Wir sollten künftig die linke Szene sehr dicht an unsere Brust drücken und Ihnen klar vermitteln: Dehnt Eure Räume, aber geht nicht über die Grenze. Tut ihr es doch, stehen wir Euch sofort auf den Füßen. Wie bei den Rockern, wie bei den Rechten, wie bei den Dealern.

schreibt NutzerIn polizeiphilosoph

Was tut Frank Henkel eigentlich gegen die organisierte Schwerstkriminalität?

Berlin ist reich an organisierter Schwerstkriminalität. Drogenhandel, Menschenhandel, Hells Angels, Bandidos, arabischstämmige Großfamilien und Türstehermafia, um nur einige zu nennen. Ging der Möchtegern-Law-and-Order-Senator Henkel eines dieser Probleme in seiner Amtszeit an? Wurde gegen eine der genannten Organisationen ähnlich massiv vorgegangen wie jetzt gegen die Bewohner der Rigaer Straße? Als ich 2014 bei der Polizei hospitierte, sagte mir ein Polizist auf Streife, dass in dem Haus, an dem wir gerade vorbeifahren, der Drogenhandel im Kiez organisiert wird. Verwundert fragte ich, warum die Polizei da nichts machen würde. Die Antwort war, man müsse erst mal einen Staatsanwalt und einen Richter finden, die überhaupt bereit wären, einen Durchsuchungsbeschluss zu beantragen bzw. zu erlassen und bei der dünnen Personaldecke wäre es nicht möglich, das alles gerichtsfest zu ermitteln.

Die Berliner Polizei kennt ihre Pappenheimer und hält sie nur noch mühsam in Schach. In dieser Situation hat Frank Henkel die Zeit und die Nerven, die Polizei Gerümpel in der Rigaer Straße und Umgebung einsammeln zu lassen. Der Einsatz dauert weiter an, wie man am Sonntag wieder gesehen hat.

Ein Merkmal des Rechtsstaates gegenüber der Diktatur oder Anarchie ist es ja, dass man vor staatlicher Willkür sicher ist.

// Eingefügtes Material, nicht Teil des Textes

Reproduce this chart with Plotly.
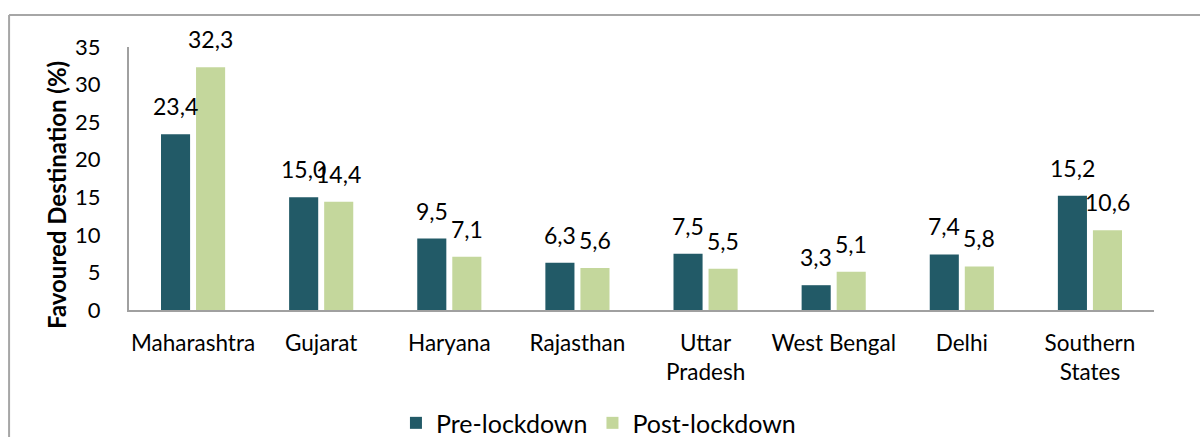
import plotly.graph_objects as go

categories = ["Maharashtra", "Gujarat", "Haryana", "Rajasthan", "Uttar<br>Pradesh",
              "West Bengal", "Delhi", "Southern<br>States"]
pre_lockdown = [23.4, 15.0, 9.5, 6.3, 7.5, 3.3, 7.4, 15.2]
post_lockdown = [32.3, 14.4, 7.1, 5.6, 5.5, 5.1, 5.8, 10.6]
y_ticks = [0, 5, 10, 15, 20, 25, 30, 35]

DARK = "#225A67"
LIGHT = "#C4D79C"
FONT = "Lato"

def fmt(v):
    return f"{v:.1f}".replace(".", ",")

fig = go.Figure()
fig.add_trace(go.Bar(name="Pre-lockdown", x=categories, y=pre_lockdown,
                     marker=dict(color=DARK, line=dict(width=0))))
fig.add_trace(go.Bar(name="Post-lockdown", x=categories, y=post_lockdown,
                     marker=dict(color=LIGHT, line=dict(width=0))))

annotations = []
for c, v in zip(categories, pre_lockdown):
    annotations.append(dict(x=c, y=v, text=fmt(v), xref="x", yref="y", showarrow=False,
                            xanchor="center", yanchor="bottom", xshift=-17.5, yshift=12,
                            font=dict(family=FONT, size=23, color="#000")))
for c, v in zip(categories, post_lockdown):
    annotations.append(dict(x=c, y=v, text=fmt(v), xref="x", yref="y", showarrow=False,
                            xanchor="center", yanchor="bottom", xshift=17.5, yshift=12,
                            font=dict(family=FONT, size=23, color="#000")))
annotations.append(dict(x=-0.0712, y=0.437, xref="paper", yref="paper", showarrow=False,
                        text="<b>Favoured Destination (%)</b>", textangle=-90,
                        xanchor="center", yanchor="middle",
                        font=dict(family=FONT, size=24, color="#000")))

shapes = [
    dict(type="line", xref="paper", yref="paper", x0=-0.117, x1=1.05, y0=1.1217, y1=1.1217,
         line=dict(color="#A6A6A6", width=2)),
    dict(type="line", xref="paper", yref="paper", x0=-0.117, x1=-0.117, y0=1.1217, y1=-0.5,
         line=dict(color="#A6A6A6", width=2)),
]

fig.update_layout(
    width=1200, height=437,
    margin=dict(l=129, r=46, t=47, b=127, autoexpand=False),
    paper_bgcolor="white", plot_bgcolor="white",
    barmode="group", bargap=0.453, bargroupgap=0.17,
    font=dict(family=FONT, color="#000"),
    legend=dict(orientation="h", x=0.458, xanchor="center", y=-0.43, yanchor="middle",
                font=dict(family=FONT, size=25, color="#000"), itemwidth=30),
    annotations=annotations, shapes=shapes,
)
fig.update_xaxes(showline=True, linecolor="#A0A0A0", linewidth=2, ticks="",
                 tickfont=dict(family=FONT, size=22.5, color="#000"), ticklabelstandoff=12,
                 showgrid=False, automargin=False)
fig.update_yaxes(range=[0, 35], tickvals=y_ticks, showline=True, linecolor="#A0A0A0",
                 linewidth=2, ticks="", showgrid=False, zeroline=False, automargin=False,
                 tickfont=dict(family=FONT, size=22, color="#000"), ticklabelstandoff=22)

fig.write_html("out.html", config={"displayModeBar": False},
               post_script="document.body.style.margin='0px';")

Der Einsatz in der Rigaer war aber nichts anderes als das. Er war absolut unverhältnismäßig und einer Demokratie, eines Rechtsstaates unwürdig. Die politische Verantwortung hierfür trägt Frank Henkel. Einen Senator, der solche Einsätze veranlasst und befürwortet, braucht aber kein Mensch. Ein solcher Senator ist nämlich eine tatsächliche Gefahr für die öffentliche Sicherheit und Ordnung.

Christopher Lauer (parteilos) ist Berliner Innenpolitiker und Mitglied der Piratenfraktion im Abgeordnetenhaus.